OXNARD, Calif. - Pacific Coast Motorsports (PCM), 2004 Toyota Atlantic Series champions, has announced it has purchased a GTO.R race car from Pratt & Miller Engineering. PCM will enter its new GTO.R in the GT class of the Grand American Rolex Sports Car Series starting with either the Mexico City or Homestead race events. The team - which also campaigns the #89 Playboy/Vonage/Palms Pontiac Riley in the Daytona Prototype class of the Rolex Series - intends to run the production-based GTO.R throughout the remainder of the 2006 Rolex season. 

"We've worked with GM in the past and we raced one of their Pratt & Miller built Corvette C-5.Rs against Team Corvette last year," said Tyler Tadevic, team director of PCM. "Needless to say, we couldn't really compete with that championship team. But we know the GTO.R will be competitive, reliable and safe. Knowing that it is of the family of GM Racing-developed road racing cars that have had so much success over the last few years and our prior successful relationship with Pratt & Miller Engineering are the major reasons why we're excited to do this." 

Drivers and sponsors for the car have not yet been named but PCM hopes to be able to make more details available in the next few weeks. 

"We're in talks with both privateer and corporate-sponsored drivers," said Tadevic. "We anticipate campaigning the car in a good portion of the remaining season and if things go right, the entire season." 

Pontiac's two GTO.Rs, campaigned by TRG, have seen much success in the nine events they raced in. After debuting in the Rolex Series midway in the 2005 season, the #64 GTO.R of Jan Magnussen and Paul Edwards and the #65 GTO.R of Andy Lally and Marc Bunting racked up an impressive two poles and four wins with a total of seven podium finishes. More recently (in the cars' first 24-hour race), the #65 TRG GTO.R took second place in class at the Rolex 24 At Daytona with Lally, Bunting, R. J. Valentine and Johnny O'Connell taking turns behind the wheel. The #64 TRG Pontiac GTO.R of Paul Edwards, Kelly Collins, Jan Magnussen and Andy Pilgrim finished 12th in class even though the car suffered a broken suspension component on lap 246 which set them back 58 laps. It was partly the cars' consistent strong performance that convinced PCM that this was the car to beat in the GT class. 

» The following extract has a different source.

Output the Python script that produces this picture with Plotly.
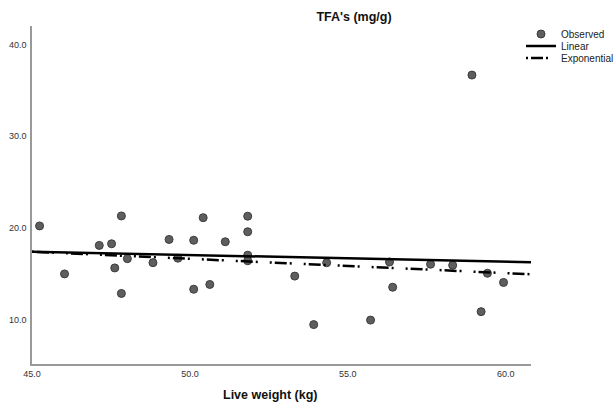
import plotly.graph_objects as go

# Observed data (Live weight kg, TFA's mg/g)
live_weight = [45.24, 46.03, 47.13, 47.52, 47.62, 47.83, 47.83, 48.02, 48.83, 49.34,
               49.62, 50.12, 50.12, 50.42, 50.63, 51.12, 51.83, 51.83, 51.83, 51.83,
               53.32, 53.92, 54.33, 55.72, 56.32, 56.42, 57.62, 58.32, 58.93, 59.22,
               59.42, 59.93]
tfa = [20.23, 15.01, 18.11, 18.29, 15.66, 21.32, 12.88, 16.67, 16.23, 18.76,
       16.72, 18.67, 13.34, 21.13, 13.86, 18.51, 21.29, 19.60, 17.05, 16.44,
       14.77, 9.49, 16.22, 9.98, 16.31, 13.56, 16.06, 15.95, 36.66, 10.90,
       15.08, 14.08]

# Fitted curves
fit_x = [45.0, 60.8]
linear_y = [17.43, 16.28]
exp_x = [45.0, 52.9, 60.8]
exp_y = [17.43, 16.18, 14.97]

x_ticks = [45, 50, 55, 60]
y_ticks = [10, 20, 30, 40]

FONT = "Liberation Sans, Arial, sans-serif"

fig = go.Figure()
fig.add_trace(go.Scatter(
    x=live_weight, y=tfa, mode="markers", name="Observed", legend="legend",
    marker=dict(size=8, color="#5e5e5e", line=dict(color="#3c3c3c", width=1)),
))
fig.add_trace(go.Scatter(
    x=fit_x, y=linear_y, mode="lines", name="Linear", legend="legend2",
    line=dict(color="black", width=2.5),
))
fig.add_trace(go.Scatter(
    x=exp_x, y=exp_y, mode="lines", name="Exponential", legend="legend3",
    line=dict(color="black", width=2.5, dash="2px,3px,12px,3px,2px,12px"),
))

leg_common = dict(xref="container", yref="container", x=521 / 616, xanchor="left",
                  yanchor="middle", bgcolor="rgba(0,0,0,0)",
                  font=dict(size=10, color="#222222", family=FONT),
                  itemwidth=30, borderwidth=0)

fig.update_layout(
    width=616, height=405,
    margin=dict(l=32, r=85, t=26, b=41, autoexpand=False),
    plot_bgcolor="white", paper_bgcolor="white",
    font=dict(family=FONT, size=9, color="#333333"),
    title=dict(text="<b>TFA's (mg/g)</b>", x=354 / 616, xanchor="center",
               xref="container", y=1 - 17 / 405, yanchor="middle", yref="container",
               font=dict(size=12.5, color="#111111", family=FONT)),
    showlegend=True,
    legend=dict(**leg_common, y=1 - 34 / 405),
    legend2=dict(**leg_common, y=1 - 46 / 405),
    legend3=dict(**leg_common, y=1 - 58 / 405),
    annotations=[dict(text="<b>Live weight (kg)</b>", x=0.477, y=-0.092,
                      xref="paper", yref="paper", xanchor="center", yanchor="middle",
                      showarrow=False, font=dict(size=12.5, color="#111111", family=FONT))],
)
fig.update_xaxes(range=[45, 60.8], tickvals=x_ticks, tickformat=".1f",
                 showgrid=False, zeroline=False, showline=True, automargin=False,
                 linecolor="#999999", linewidth=1.5, ticks="", ticklabelstandoff=0)
fig.update_yaxes(range=[5.2, 42], tickvals=y_ticks, tickformat=".1f",
                 showgrid=False, zeroline=False, showline=True, automargin=False,
                 linecolor="#999999", linewidth=1.5, ticks="", ticklabelstandoff=2)

fig.write_html("out.html")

"We began GTO.R customer car discussions with Pacific Coast Motorsports about two weeks ago," said Steve Sitek, brand promotional manager of Pontiac. "Based on their pre-existing relationship with GM Racing, we felt the team would be an ideal candidate to run the Pontiac GTO.R. Pacific Coast's decision to buy the car came about over the course of the 24-hour weekend, which, due to our success in the GT class, is no coincidence. We're happy to have PCM as our second GTO.R customer team and wish them success in the 2006 season of the Rolex Series and beyond." 

The next leg of the Grand American Rolex Sports Car Series takes place in Mexico City at Autodromo Hermanos Rodriguez on March 4. The race will be run in conjunction with NASCAR's Busch Series.


----------